Riding a three-game win streak, BYU heads in to one of the tougher sections of its schedule—with games against Iowa State, Utah State and Baylor coming up in the next couple of weeks. With two of those three being road games, it will take a lot to come out of this stretch with three wins.
Although the Cougars are led by their veteran players, there are several younger or less-experienced ones that you should keep an eye on. These athletes may not start or rack up overwhelming minutes, but they are definitely worth watching.
Since his transfer from Salt Lake Community College, Agustin "Aggie" Ambrosino has grown from his role as a bench-dwellar to a legitimate piece of BYU's frontcourt. A native of Cordoba, Argentina, Ambrosino is a 6'8" forward that has uncommon range for his size.

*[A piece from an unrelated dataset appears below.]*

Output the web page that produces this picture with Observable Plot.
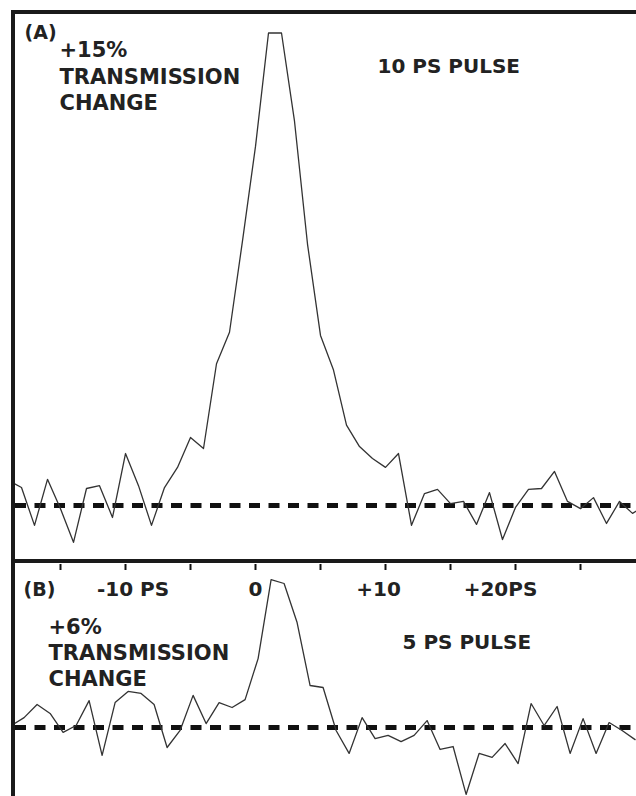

Although he averages only 2.4 points and one rebound per game, he will continue to grow into a better player.
Like Ambrosino, Nate Austin as a forward that can shoot from three-point range consistently. At 6'11", he is a big player that can play big in the post, also.
Austin averages three points and four boards per game in 12 minutes of play, which aren't bad numbers. There is plenty of room for improvement, but look for Austin to share time with both Josh Sharp and Brandon Davies in the near future.
Raul Delgado is one of those players that isn't in a position to start, but he could act as a spark off of the bench. A 6'2" guard, he is tough to defend on the baseline because of his speed and agility.
After transferring from Western Nebraska Community College, Delgado has not been given much playing time, but will grow as a player under Matt Carlino and Tyler Haws.
Ian Harward is another forward in BYU's collection, which shows their depth in the post. An Orem, Utah native, Harward backs up Brandon Davies but has not received as much playing time as could be hoped.
If Harward wants to get more time on the court, he will need to limit his fouls. Against Notre Dame, he picked up five fouls in only 11 minutes.
Anson Winder is recovering from a left ankle injury, and because he is not yet 100 percent healthy, he will be a fun player to watch recover. A shooting guard, he has averaged only 3.5 minutes of play per game behind Tyler Haws, but his numbers should grow in the future.
Although he has only made one shot all season (a free throw against UTSA), Winder proved that he is a valuable asset to the squad last season. If he can play like he has in the past, there is no reason to fret.